Comme nous l'avons bien détaillé au-dessus, ce C&C fait plusieurs choses :

  • - Vérifications sur le système hôte pour trouver des traces de programme "anti-malware" (VM, SandBox, AV, etc...)
  • - Déclaration des données permettant la communication (nom de domaine, page)
  • - Récupération d'un ensemble d'informations pour être envoyées au serveur de contrôle, les informations permettent d'établir un profil. Les voici :
    • - L'architecture du système hôte
    • - Le nom de l'utilisateur en cours
    • - Le nom de la machine hôte
    • - Des informations sur le système hôte
    • - Le niveau de droit de l'utilisateur (savoir si il s'agit d'un administrateur ou pas)
    • - Des détails sur les volumes disques
    • - Le système d'exploitation de l'hôte
  • - Mise en persistance du C&C
  • - Premier échange de données avec le serveur de contrôle et récupération d'une valeur de retour qui peut être :
    • - 1
    • - 2
    • - 3
    • - notask
    • - rqf (retourné par le programme si une erreur est constatée lors de la communication avec le serveur)
  • - En fonction de la valeur de retour nous avons plusieurs scénarios possibles :
    • - 1 : télécharge un programme malveillant, l'exécute et renvoi une requête au serveur de contrôle.
    • - 2 : télécharge une mise à jour du programme actuel, le rend persistant de nouveau, renvoi une requête au serveur de contrôle et quitte le programme.
    • - 3 : rend de nouveau le programme en cours persistant, renvoi une requête au serveur de contrôle et quitte le programme.
    • - notask : fait un retour dans le main.
    • - rqf : fait un retour dans le main.
    • - valeur quelconque : fait un retour dans le main.

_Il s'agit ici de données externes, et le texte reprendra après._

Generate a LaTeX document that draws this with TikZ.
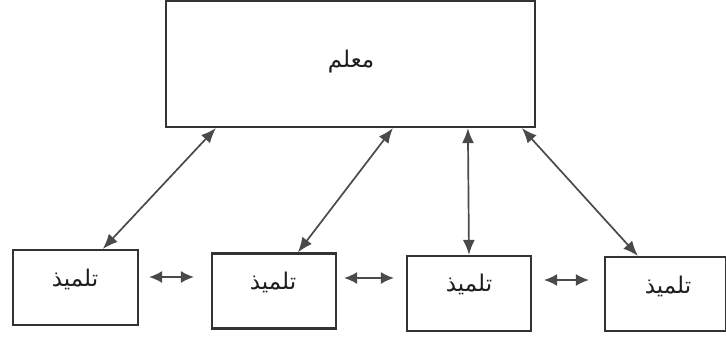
\documentclass[tikz,border=0pt]{standalone}
\usepackage{fontspec}
\newfontfamily\arabicfont[Script=Arabic]{DejaVu Sans}
\TeXXeTstate=1
\usetikzlibrary{arrows.meta,calc}
\definecolor{boxline}{HTML}{333333}
\definecolor{arrline}{HTML}{4A4A4A}
\definecolor{txt}{HTML}{1E1E1E}
\tikzset{
  box/.style={draw=boxline, line width=2.2pt, rectangle, inner sep=0pt, fill=white},
  arabtxt/.style={text=txt, font=\arabicfont\fontsize{23}{26}\selectfont},
  link/.style={draw=arrline, line width=1.7pt, {Latex[length=15pt,width=12pt]}-{Latex[length=15pt,width=12pt]}},
  hlink/.style={draw=arrline, line width=1.6pt, {Latex[length=13pt,width=12pt]}-{Latex[length=13pt,width=12pt]}},
}
\begin{document}
\begin{tikzpicture}[x=1pt,y=-1pt]
\useasboundingbox[fill=white] (0,0) rectangle (726,342);
% teacher box
\node[box, minimum width=369pt, minimum height=126pt] (t) at (350.5,64) {};
\node[arabtxt] (tt) at (351,62) {\beginR معلم\endR};
% pupil boxes
\node[box, minimum width=125pt, minimum height=75pt] (b1) at (75.5,287.5) {};
\node[box, minimum width=124pt, minimum height=75pt] (b2) at (274,291) {};
\node[box, minimum width=124pt, minimum height=75pt] (b3) at (469,293.5) {};
\node[box, minimum width=121pt, minimum height=74pt] (b4) at (665.5,294) {};
\node[arabtxt] (l1) at (75,279) {\beginR تلميذ\endR};
\node[arabtxt] (l2) at (273,282) {\beginR تلميذ\endR};
\node[arabtxt] (l3) at (469,284) {\beginR تلميذ\endR};
\node[arabtxt] (l4) at (668,286) {\beginR تلميذ\endR};
% connectors teacher - pupils
\coordinate (s1) at ([xshift=51pt]t.south west);
\coordinate (s2) at ([xshift=228pt]t.south west);
\coordinate (s3) at ([xshift=303pt]t.south west);
\coordinate (s4) at ([xshift=357pt]t.south west);
\coordinate (e1) at ([xshift=91pt]b1.north west);
\coordinate (e2) at ([xshift=87pt]b2.north west);
\coordinate (e3) at (b3.north);
\coordinate (e4) at ([xshift=34pt]b4.north west);
\draw[link] (s1) -- (e1);
\draw[link] (s2) -- (e2);
\draw[link] (s3 |- t.south) -- (e3);
\draw[link] (s4) -- (e4);
% connectors between pupils
\coordinate (h1a) at ([xshift=10pt,yshift=10.5pt]b1.east);
\coordinate (h1b) at ([xshift=-17pt]b2.west);
\coordinate (h2a) at ([xshift=7pt,yshift=13pt]b2.east);
\coordinate (h2b) at ([xshift=-12pt]b3.west);
\coordinate (h3a) at ([xshift=12pt,yshift=13.5pt]b3.east);
\coordinate (h3b) at ([xshift=-15pt]b4.west);
\draw[hlink] (h1a) -- (h1a -| h1b);
\draw[hlink] (h2a) -- (h2a -| h2b);
\draw[hlink] (h3a) -- (h3a -| h3b);
\end{tikzpicture}
\end{document}
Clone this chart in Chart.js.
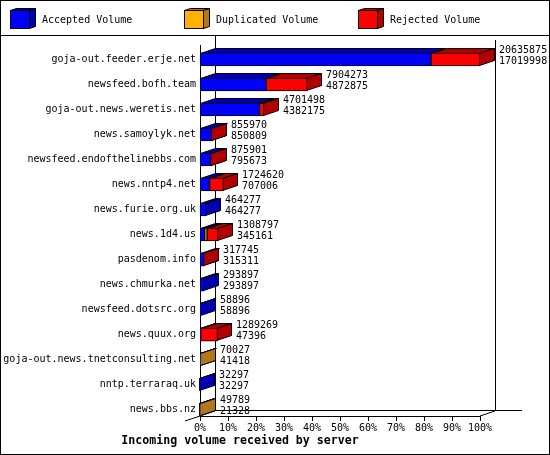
<!DOCTYPE html>
<html>
<head>
<meta charset="utf-8">
<script src="https://cdn.jsdelivr.net/npm/chart.js@4.4.0/dist/chart.umd.min.js"></script>
<style>
html, body { margin: 0; padding: 0; background: #fff; }
canvas { display: block; }
</style>
</head>
<body>
<canvas id="volumeChart" width="550" height="455"></canvas>
<script>
// incoming volume per server
var servers = [
    'goja-out.feeder.erje.net', 'newsfeed.bofh.team', 'goja-out.news.weretis.net',
    'news.samoylyk.net', 'newsfeed.endofthelinebbs.com', 'news.nntp4.net',
    'news.furie.org.uk', 'news.1d4.us', 'pasdenom.info', 'news.chmurka.net',
    'newsfeed.dotsrc.org', 'news.quux.org', 'goja-out.news.tnetconsulting.net',
    'nntp.terraraq.uk', 'news.bbs.nz'
];
var offered    = [20635875, 7904273, 4701498, 855970, 875901, 1724620, 464277, 1308797, 317745, 293897, 58896, 1289269, 70027, 32297, 49789];
var accepted   = [17019998, 4872875, 4382175, 850809, 795673, 707006, 464277, 345161, 315311, 293897, 58896, 47396, 41418, 32297, 21328];
var duplicated = [0, 0, 0, 0, 0, 0, 0, 180000, 0, 0, 0, 0, 28609, 0, 28461];
var rejected   = [3615877, 3031398, 319323, 5161, 80228, 1017614, 0, 783636, 2434, 0, 0, 1241873, 0, 0, 0];
var seriesNames = ['Accepted Volume', 'Duplicated Volume', 'Rejected Volume'];
var xTicks = [0, 10, 20, 30, 40, 50, 60, 70, 80, 90, 100];

var frontColors = ['#0000ff', '#ffb000', '#ff0000'];
var sideColors  = ['#0000b0', '#b07818', '#b00000'];
var FONT = '"DejaVu Sans Mono", monospace';
var depthX = 15, depthY = 5;

var maxOffered = Math.max.apply(null, offered);
function toPct(arr) {
    return arr.map(function(v) { return v / maxOffered * 100; });
}

// 画一个多边形面
function face(ctx, pts, fill) {
    ctx.beginPath();
    ctx.moveTo(pts[0][0], pts[0][1]);
    for (var i = 1; i < pts.length; i++) ctx.lineTo(pts[i][0], pts[i][1]);
    ctx.closePath();
    ctx.fillStyle = fill;
    ctx.fill();
    ctx.stroke();
}

function line(ctx, x1, y1, x2, y2) {
    ctx.beginPath();
    ctx.moveTo(x1, y1);
    ctx.lineTo(x2, y2);
    ctx.stroke();
}

var boxes3d = {
    id: 'boxes3d',
    beforeDraw: function(chart) {
        var ctx = chart.ctx;
        ctx.save();
        ctx.fillStyle = '#fff';
        ctx.fillRect(0, 0, chart.width, chart.height);
        ctx.strokeStyle = '#000';
        ctx.lineWidth = 1;
        ctx.strokeRect(0.5, 0.5, chart.width - 1, chart.height - 1);
        line(ctx, 0, 35.5, chart.width, 35.5);
        // legend
        ctx.font = '10px ' + FONT;
        ctx.textBaseline = 'middle';
        ctx.textAlign = 'left';
        chart.data.datasets.forEach(function(ds, i) {
            var lx = 10 + i * 174;
            face(ctx, [[lx + 0.5, 10.5], [lx + 19.5, 10.5], [lx + 25.5, 8.5], [lx + 6.5, 8.5]], sideColors[i]);
            face(ctx, [[lx + 19.5, 10.5], [lx + 25.5, 8.5], [lx + 25.5, 26.5], [lx + 19.5, 28.5]], sideColors[i]);
            ctx.fillStyle = ds.backgroundColor;
            ctx.fillRect(lx, 10, 20, 19);
            ctx.strokeRect(lx + 0.5, 10.5, 19, 18);
            ctx.fillStyle = '#000';
            ctx.fillText(ds.label, lx + 32, 20);
        });
        ctx.restore();
    },
    beforeDatasetsDraw: function(chart) {
        var ctx = chart.ctx;
        var xs = chart.scales.x;
        var left = xs.getPixelForValue(0), right = xs.getPixelForValue(100);
        var lastMeta = chart.getDatasetMeta(0).data;
        var floorY = Math.round(lastMeta[lastMeta.length - 1].y + 6.5);
        ctx.save();
        ctx.strokeStyle = '#000';
        ctx.lineWidth = 1;
        // back wall and floor
        line(ctx, left + depthX + 0.5, 36, left + depthX + 0.5, floorY - depthY);
        line(ctx, right + depthX + 0.5, 40, right + depthX + 0.5, floorY - depthY);
        line(ctx, left + depthX, floorY - depthY - 0.5, right + depthX + 27, floorY - depthY - 0.5);
        line(ctx, left - depthX, floorY + depthY, left + depthX, floorY - depthY);
        line(ctx, right, floorY, right + depthX, floorY - depthY);
        line(ctx, left + 0.5, 45, left + 0.5, floorY);
        line(ctx, left, floorY + 0.5, right, floorY + 0.5);
        xTicks.forEach(function(t) {
            var px = Math.round(xs.getPixelForValue(t)) + 0.5;
            line(ctx, px, floorY, px, floorY + 5);
        });
        // top and side faces of every stacked segment
        for (var r = 0; r < servers.length; r++) {
            for (var d = 0; d < chart.data.datasets.length; d++) {
                if (!chart.data.datasets[d].data[r]) continue;
                var el = chart.getDatasetMeta(d).data[r];
                var p = el.getProps(['x', 'y', 'base', 'height'], true);
                var b = Math.round(Math.min(p.base, p.x)) + 0.5;
                var e = Math.round(Math.max(p.base, p.x)) - 0.5;
                var t = Math.round(p.y - p.height / 2) + 0.5;
                var bt = Math.round(p.y + p.height / 2) - 0.5;
                face(ctx, [[b, t], [e, t], [e + depthX, t - depthY], [b + depthX, t - depthY]], sideColors[d]);
                face(ctx, [[e, t], [e + depthX, t - depthY], [e + depthX, bt - depthY], [e, bt]], sideColors[d]);
            }
        }
        ctx.restore();
    },
    afterDatasetsDraw: function(chart) {
        var ctx = chart.ctx;
        var xs = chart.scales.x;
        var meta = chart.getDatasetMeta(0).data;
        ctx.save();
        ctx.font = '10px ' + FONT;
        ctx.fillStyle = '#000';
        ctx.textAlign = 'left';
        ctx.textBaseline = 'middle';
        for (var r = 0; r < servers.length; r++) {
            var endX = Math.round(xs.getPixelForValue(offered[r] / maxOffered * 100));
            var cy = meta[r].y;
            ctx.fillText(String(offered[r]), endX + depthX + 4, cy - 9);
            ctx.fillText(String(accepted[r]), endX + depthX + 4, cy + 1.5);
        }
        ctx.restore();
    }
};

var datasets = [accepted, duplicated, rejected].map(function(arr, i) {
    return {
        label: seriesNames[i],
        data: toPct(arr),
        backgroundColor: frontColors[i],
        borderColor: '#000',
        borderWidth: 1,
        borderSkipped: false,
        barThickness: 13
    };
});

new Chart(document.getElementById('volumeChart'), {
    type: 'bar',
    data: { labels: servers, datasets: datasets },
    options: {
        responsive: false,
        animation: false,
        devicePixelRatio: 1,
        indexAxis: 'y',
        layout: { padding: { top: 47, right: 70, bottom: 7, left: 0 } },
        plugins: {
            legend: { display: false },
            tooltip: { enabled: false },
            title: {
                display: true,
                position: 'bottom',
                text: 'Incoming volume received by server',
                color: '#000',
                font: { family: FONT, size: 11.6, weight: 'bold', lineHeight: 1.2 },
                padding: { top: 0, bottom: 0 }
            }
        },
        scales: {
            x: {
                stacked: true,
                min: 0,
                max: 100,
                grid: { display: false, drawTicks: false },
                border: { display: false },
                afterFit: function(s) { s.height = 12; },
                ticks: {
                    stepSize: 10,
                    padding: 0,
                    maxRotation: 0,
                    autoSkip: false,
                    color: '#000',
                    font: { family: FONT, size: 10 },
                    callback: function(v) { return v + '%'; }
                }
            },
            y: {
                stacked: true,
                grid: { display: false, drawTicks: false },
                border: { display: false },
                afterFit: function(s) { s.width = 200; },
                ticks: {
                    padding: 4,
                    autoSkip: false,
                    color: '#000',
                    font: { family: FONT, size: 10 }
                }
            }
        }
    },
    plugins: [boxes3d]
});
</script>
</body>
</html>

Il faut savoir qu'à chaque action une requête est envoyée au serveur de contrôle, ce qui permet à l'attaquant d'obtenir le profil de la machine corrompue. Le fait de toujours récupérer le profil permet d'adapter son comportement et apporter une mise à jour au C&C actuellement sur la machine corrompue. A chaque fois que le programme va relancer une persistance il va simplement écraser celle qui existe déjà et avant ça le programme vérifie si l'exécuteur possède les droits administrateurs dans le but de pouvoir se rendre persistant à un niveau plus haut (sur HKEY_LOCAL_MACHINE). Cette élévation de privilège permettra à l'attaquant d'envoyer de plus gros programmes qui seront alors exécuté en tant qu'administrateur car si le C&C est exécuté avec les droits admin alors il pourra exécuter avec des droits admin au moment où il fera appel à la fonction WinExec observée plus haut dans l'analyse.